### Task to carry out
The listing below must be repeated word for word, with its images excluded.

### Data listing
______________________________

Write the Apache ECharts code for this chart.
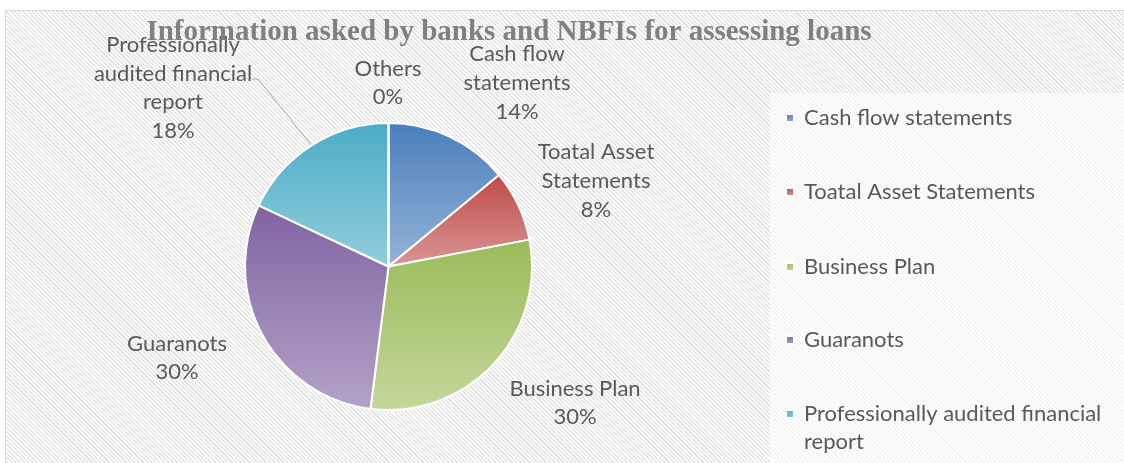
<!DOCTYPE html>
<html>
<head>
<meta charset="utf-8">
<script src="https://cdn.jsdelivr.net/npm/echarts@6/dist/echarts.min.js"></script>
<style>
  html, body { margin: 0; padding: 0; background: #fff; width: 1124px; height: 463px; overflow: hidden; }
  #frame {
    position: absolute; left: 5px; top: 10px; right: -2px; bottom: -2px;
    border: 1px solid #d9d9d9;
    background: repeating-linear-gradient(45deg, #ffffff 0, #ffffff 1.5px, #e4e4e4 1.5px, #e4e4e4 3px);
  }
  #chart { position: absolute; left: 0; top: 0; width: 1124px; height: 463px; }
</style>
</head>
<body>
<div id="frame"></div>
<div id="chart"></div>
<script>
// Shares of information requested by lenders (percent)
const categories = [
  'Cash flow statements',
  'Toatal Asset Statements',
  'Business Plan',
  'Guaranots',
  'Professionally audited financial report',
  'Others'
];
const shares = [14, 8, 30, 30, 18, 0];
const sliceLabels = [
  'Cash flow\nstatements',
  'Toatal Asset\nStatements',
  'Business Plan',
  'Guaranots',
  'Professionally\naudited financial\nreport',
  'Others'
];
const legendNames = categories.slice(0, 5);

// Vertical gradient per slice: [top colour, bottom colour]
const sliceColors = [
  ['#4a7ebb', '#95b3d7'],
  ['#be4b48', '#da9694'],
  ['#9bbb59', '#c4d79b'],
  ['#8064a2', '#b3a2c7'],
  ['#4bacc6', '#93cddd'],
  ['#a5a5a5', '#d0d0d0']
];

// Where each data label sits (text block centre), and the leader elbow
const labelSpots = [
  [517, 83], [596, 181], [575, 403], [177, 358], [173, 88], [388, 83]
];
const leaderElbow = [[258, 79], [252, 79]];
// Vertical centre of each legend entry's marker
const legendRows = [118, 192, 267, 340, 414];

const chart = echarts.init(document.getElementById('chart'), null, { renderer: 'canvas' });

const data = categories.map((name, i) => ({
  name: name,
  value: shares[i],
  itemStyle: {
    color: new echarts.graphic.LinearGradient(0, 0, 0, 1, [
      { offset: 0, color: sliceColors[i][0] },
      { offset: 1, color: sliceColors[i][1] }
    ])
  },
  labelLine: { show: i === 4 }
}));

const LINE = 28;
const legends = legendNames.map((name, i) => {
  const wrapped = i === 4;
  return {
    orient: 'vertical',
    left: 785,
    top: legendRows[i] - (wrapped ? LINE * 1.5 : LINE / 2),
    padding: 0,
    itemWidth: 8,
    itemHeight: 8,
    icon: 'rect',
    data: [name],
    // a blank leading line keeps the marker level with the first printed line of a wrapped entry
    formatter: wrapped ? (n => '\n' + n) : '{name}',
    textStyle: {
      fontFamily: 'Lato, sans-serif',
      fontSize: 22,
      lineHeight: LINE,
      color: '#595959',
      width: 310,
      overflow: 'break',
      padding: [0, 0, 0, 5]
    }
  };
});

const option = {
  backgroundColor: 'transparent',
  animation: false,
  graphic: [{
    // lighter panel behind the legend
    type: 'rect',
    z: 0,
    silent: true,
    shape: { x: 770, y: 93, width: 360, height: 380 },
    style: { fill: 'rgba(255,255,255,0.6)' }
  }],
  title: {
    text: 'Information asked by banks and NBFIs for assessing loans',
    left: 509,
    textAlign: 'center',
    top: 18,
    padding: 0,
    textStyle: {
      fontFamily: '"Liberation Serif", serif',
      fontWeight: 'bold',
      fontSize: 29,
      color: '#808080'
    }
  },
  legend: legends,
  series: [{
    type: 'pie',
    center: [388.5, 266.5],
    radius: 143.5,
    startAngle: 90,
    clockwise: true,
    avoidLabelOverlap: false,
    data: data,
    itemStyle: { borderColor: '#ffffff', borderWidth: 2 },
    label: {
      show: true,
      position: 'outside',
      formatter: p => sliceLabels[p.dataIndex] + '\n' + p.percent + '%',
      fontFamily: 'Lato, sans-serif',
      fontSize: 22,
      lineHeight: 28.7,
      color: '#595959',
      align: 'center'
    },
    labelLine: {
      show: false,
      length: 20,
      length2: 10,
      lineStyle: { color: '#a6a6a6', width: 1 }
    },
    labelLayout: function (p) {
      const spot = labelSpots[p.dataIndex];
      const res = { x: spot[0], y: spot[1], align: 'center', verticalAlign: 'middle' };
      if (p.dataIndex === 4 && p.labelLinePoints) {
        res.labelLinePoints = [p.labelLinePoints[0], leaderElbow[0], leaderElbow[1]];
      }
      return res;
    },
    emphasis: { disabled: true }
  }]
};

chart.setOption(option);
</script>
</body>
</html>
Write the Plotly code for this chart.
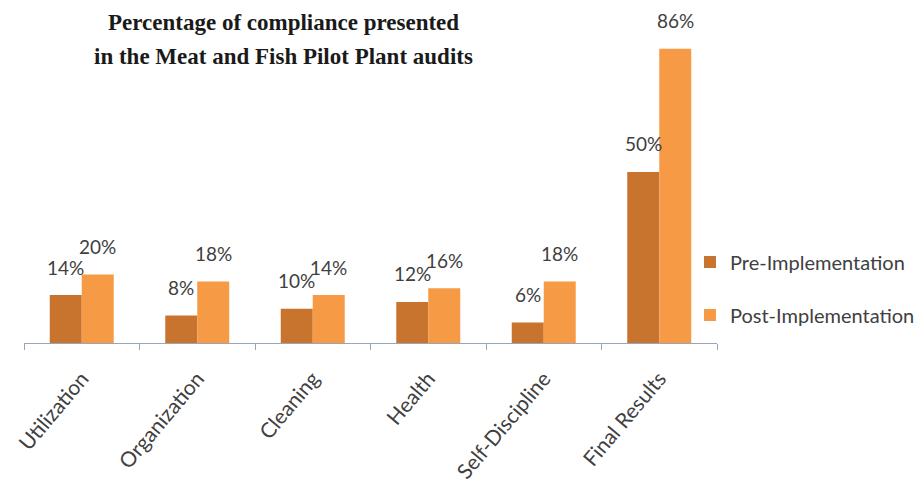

______________________________

### Final result
Write the Apache ECharts code for this chart.
<!DOCTYPE html>
<html>
<head>
<meta charset="utf-8">
<script src="https://cdn.jsdelivr.net/npm/echarts@6/dist/echarts.min.js"></script>
<style>
  html, body { margin: 0; padding: 0; background: #fff; width: 1124px; height: 463px; overflow: hidden; }
  #frame {
    position: absolute; left: 5px; top: 10px; right: -2px; bottom: -2px;
    border: 1px solid #d9d9d9;
    background: repeating-linear-gradient(45deg, #ffffff 0, #ffffff 1.5px, #e4e4e4 1.5px, #e4e4e4 3px);
  }
  #chart { position: absolute; left: 0; top: 0; width: 1124px; height: 463px; }
</style>
</head>
<body>
<div id="frame"></div>
<div id="chart"></div>
<script>
// Shares of information requested by lenders (percent)
const categories = [
  'Cash flow statements',
  'Toatal Asset Statements',
  'Business Plan',
  'Guaranots',
  'Professionally audited financial report',
  'Others'
];
const shares = [14, 8, 30, 30, 18, 0];
const sliceLabels = [
  'Cash flow\nstatements',
  'Toatal Asset\nStatements',
  'Business Plan',
  'Guaranots',
  'Professionally\naudited financial\nreport',
  'Others'
];
const legendNames = categories.slice(0, 5);

// Vertical gradient per slice: [top colour, bottom colour]
const sliceColors = [
  ['#4a7ebb', '#95b3d7'],
  ['#be4b48', '#da9694'],
  ['#9bbb59', '#c4d79b'],
  ['#8064a2', '#b3a2c7'],
  ['#4bacc6', '#93cddd'],
  ['#a5a5a5', '#d0d0d0']
];

// Where each data label sits (text block centre), and the leader elbow
const labelSpots = [
  [517, 83], [596, 181], [575, 403], [177, 358], [173, 88], [388, 83]
];
const leaderElbow = [[258, 79], [252, 79]];
// Vertical centre of each legend entry's marker
const legendRows = [118, 192, 267, 340, 414];

const chart = echarts.init(document.getElementById('chart'), null, { renderer: 'canvas' });

const data = categories.map((name, i) => ({
  name: name,
  value: shares[i],
  itemStyle: {
    color: new echarts.graphic.LinearGradient(0, 0, 0, 1, [
      { offset: 0, color: sliceColors[i][0] },
      { offset: 1, color: sliceColors[i][1] }
    ])
  },
  labelLine: { show: i === 4 }
}));

const LINE = 28;
const legends = legendNames.map((name, i) => {
  const wrapped = i === 4;
  return {
    orient: 'vertical',
    left: 785,
    top: legendRows[i] - (wrapped ? LINE * 1.5 : LINE / 2),
    padding: 0,
    itemWidth: 8,
    itemHeight: 8,
    icon: 'rect',
    data: [name],
    // a blank leading line keeps the marker level with the first printed line of a wrapped entry
    formatter: wrapped ? (n => '\n' + n) : '{name}',
    textStyle: {
      fontFamily: 'Lato, sans-serif',
      fontSize: 22,
      lineHeight: LINE,
      color: '#595959',
      width: 310,
      overflow: 'break',
      padding: [0, 0, 0, 5]
    }
  };
});

const option = {
  backgroundColor: 'transparent',
  animation: false,
  graphic: [{
    // lighter panel behind the legend
    type: 'rect',
    z: 0,
    silent: true,
    shape: { x: 770, y: 93, width: 360, height: 380 },
    style: { fill: 'rgba(255,255,255,0.6)' }
  }],
  title: {
    text: 'Information asked by banks and NBFIs for assessing loans',
    left: 509,
    textAlign: 'center',
    top: 18,
    padding: 0,
    textStyle: {
      fontFamily: '"Liberation Serif", serif',
      fontWeight: 'bold',
      fontSize: 29,
      color: '#808080'
    }
  },
  legend: legends,
  series: [{
    type: 'pie',
    center: [388.5, 266.5],
    radius: 143.5,
    startAngle: 90,
    clockwise: true,
    avoidLabelOverlap: false,
    data: data,
    itemStyle: { borderColor: '#ffffff', borderWidth: 2 },
    label: {
      show: true,
      position: 'outside',
      formatter: p => sliceLabels[p.dataIndex] + '\n' + p.percent + '%',
      fontFamily: 'Lato, sans-serif',
      fontSize: 22,
      lineHeight: 28.7,
      color: '#595959',
      align: 'center'
    },
    labelLine: {
      show: false,
      length: 20,
      length2: 10,
      lineStyle: { color: '#a6a6a6', width: 1 }
    },
    labelLayout: function (p) {
      const spot = labelSpots[p.dataIndex];
      const res = { x: spot[0], y: spot[1], align: 'center', verticalAlign: 'middle' };
      if (p.dataIndex === 4 && p.labelLinePoints) {
        res.labelLinePoints = [p.labelLinePoints[0], leaderElbow[0], leaderElbow[1]];
      }
      return res;
    },
    emphasis: { disabled: true }
  }]
};

chart.setOption(option);
</script>
</body>
</html>
Write the Plotly code for this chart.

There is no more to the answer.